To identify the target group for brief alcohol intervention in primary health care and to compare the prevalence of heavy drinking in two different primary health care populations and the general population in the same geographical area.


Drinking data were collected from outpatients of primary health care by a questionnaire containing the CAGE test and quantity-frequency alcohol consumption questions and from a sample of the general population by a telephone survey, including the CAGE. The index of heavy drinking was for men three, and for women two, affirmative answers in CAGE which though not specifically a consumption questionnaire is a good marker of heavy drinking.


Two different primary health care populations (primary health care clinic and occupational health care clinic) and the general population in a Finnish health care area.


Consecutive 1861 primary health care clinic and 2942 occupational health care clinic outpatients and 544 randomly selected adults in the general population, contacted by telephone.


The primary health care clinic patients drank significantly more per occasion than the patients of the occupational health care clinic (75 vs. 66 g. in men; 33 vs. 27 g. in women) and fewer times per week (0.8 vs. 0.9 in men; 0.5 vs. 0.6 in women). The patients in the primary health care clinic also reported drinking more per week (76 vs. 67 g. in men; 23 vs. 19 g. in women); among women the difference was significant. Among men the prevalences of heavy drinking in the primary health care clinic, occupational health care clinic and general population were 20%, 17% and 16%, respectively (p > or = 0.05). Among women the corresponding figures were 9%, 6% and 13% (p < 0.05).
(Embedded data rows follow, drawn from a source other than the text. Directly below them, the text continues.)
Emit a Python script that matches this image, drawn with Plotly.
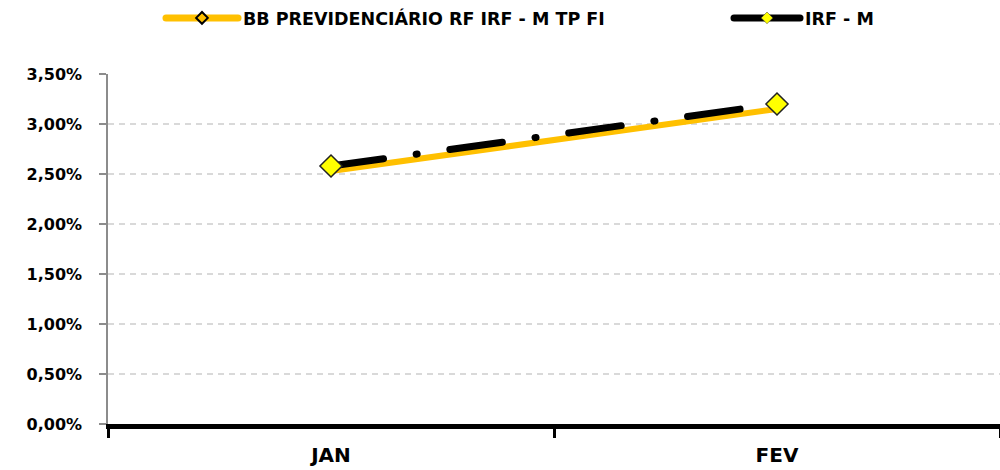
import plotly.graph_objects as go

# data
meses = ["JAN", "FEV"]
bb_prev_irfm = [2.53, 3.15]   # BB PREVIDENCIÁRIO RF IRF - M TP FI (%)
irf_m = [2.58, 3.20]          # IRF - M (%)
y_ticks = [0, 0.5, 1.0, 1.5, 2.0, 2.5, 3.0, 3.5]
y_labels = [f"{v:.2f}%".replace(".", ",") for v in y_ticks]

nome_fundo = "BB PREVIDENCIÁRIO RF IRF - M TP FI"
nome_indice = "IRF - M"

AMARELO = "#FFC000"
AMARELO_MK = "#FFFF00"
tick_font = dict(family="DejaVu Sans", size=16, color="black", weight="bold")
leg_font = dict(family="DejaVu Sans", size=17.5, color="black", weight="bold")

fig = go.Figure()

# series
fig.add_trace(go.Scatter(x=meses, y=bb_prev_irfm, mode="lines", showlegend=False,
                         line=dict(color=AMARELO, width=6), hoverinfo="skip"))
fig.add_trace(go.Scatter(x=meses, y=irf_m, mode="lines+markers", showlegend=False,
                         line=dict(color="black", width=7, dash="53px,33px,1px,33px"),
                         marker=dict(symbol="diamond", size=17, color=AMARELO_MK,
                                     line=dict(color="#222222", width=1.5)),
                         cliponaxis=False, hoverinfo="skip"))

# legend entries (one legend each so they sit apart like the original)
fig.add_trace(go.Scatter(x=[None], y=[None], mode="lines+markers", name=nome_fundo,
                         legend="legend",
                         line=dict(color=AMARELO, width=7),
                         marker=dict(symbol="diamond", size=9, color=AMARELO,
                                     line=dict(color="black", width=2))))
fig.add_trace(go.Scatter(x=[None], y=[None], mode="lines+markers", name=nome_indice,
                         legend="legend2",
                         line=dict(color="black", width=7),
                         marker=dict(symbol="diamond", size=9, color=AMARELO_MK,
                                     line=dict(color="#333333", width=0.5))))

leg_common = dict(orientation="h", xref="container", yref="container",
                  y=1.0, xanchor="left", yanchor="top",
                  font=leg_font, itemsizing="trace")

fig.update_layout(
    width=1000, height=470,
    margin=dict(l=108, r=0, t=74, b=46, autoexpand=False),
    paper_bgcolor="white", plot_bgcolor="white",
    legend=dict(x=0.161, itemwidth=72, **leg_common),
    legend2=dict(x=0.729, itemwidth=66, **leg_common),
)

fig.update_xaxes(
    type="category", range=[-0.5, 1.5], automargin=False,
    showline=True, linecolor="black", linewidth=5,
    ticks="outside", tickson="boundaries", ticklen=9, tickwidth=3, tickcolor="black",
    ticklabelstandoff=9,
    showgrid=False, zeroline=False,
    tickfont=dict(family="DejaVu Sans", size=20, color="black", weight="bold"),
)
fig.update_yaxes(
    range=[0, 3.5], tickvals=y_ticks, ticktext=y_labels, automargin=False,
    showline=True, linecolor="#8c8c8c", linewidth=1.5,
    ticks="outside", ticklen=7, tickwidth=1.5, tickcolor="#8c8c8c",
    ticklabelstandoff=14,
    showgrid=True, gridcolor="#d9d9d9", gridwidth=1.5, griddash="6px,5px",
    zeroline=False, tickfont=tick_font,
)

post = """
document.body.style.margin = '0';
document.querySelectorAll('.scatterlayer .js-line').forEach(function(p){
  p.style.strokeLinecap = 'round';
});
document.querySelectorAll('.legendlines path').forEach(function(p){
  p.style.strokeLinecap = 'round';
});
"""
fig.write_html("out.html", post_script=post, config={"displayModeBar": False})
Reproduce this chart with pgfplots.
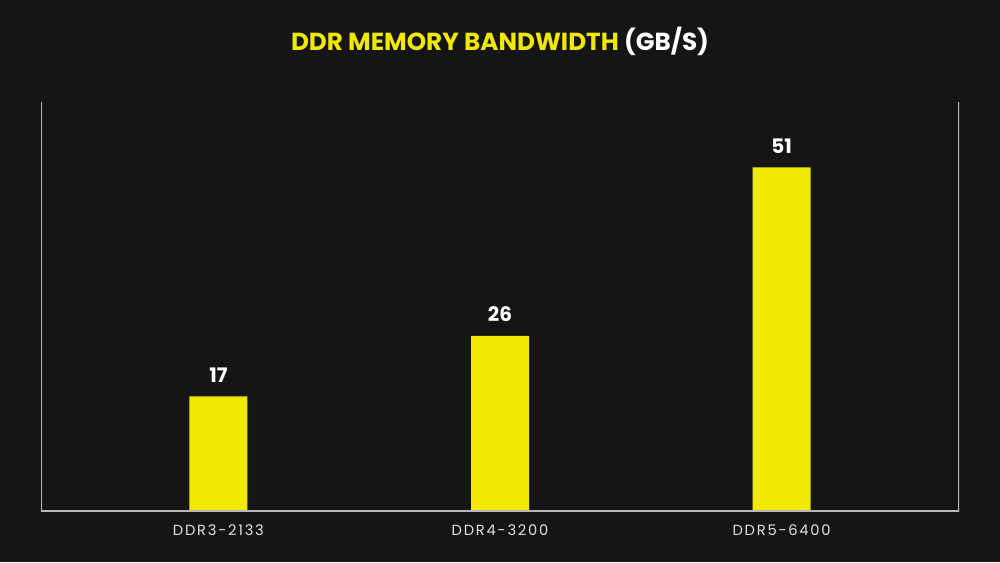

The high prevalence of heavy drinking found in the study confirms the importance of brief intervention by general practitioners. The study also indicates that prevalence and drinking habits depend on the type of clinic and heavy drinkers in general may not be over-represented in primary health care. This study raises the question, especially among women, of how to reach and to provide health advice to those heavy drinkers who do not attend primary health care facilities.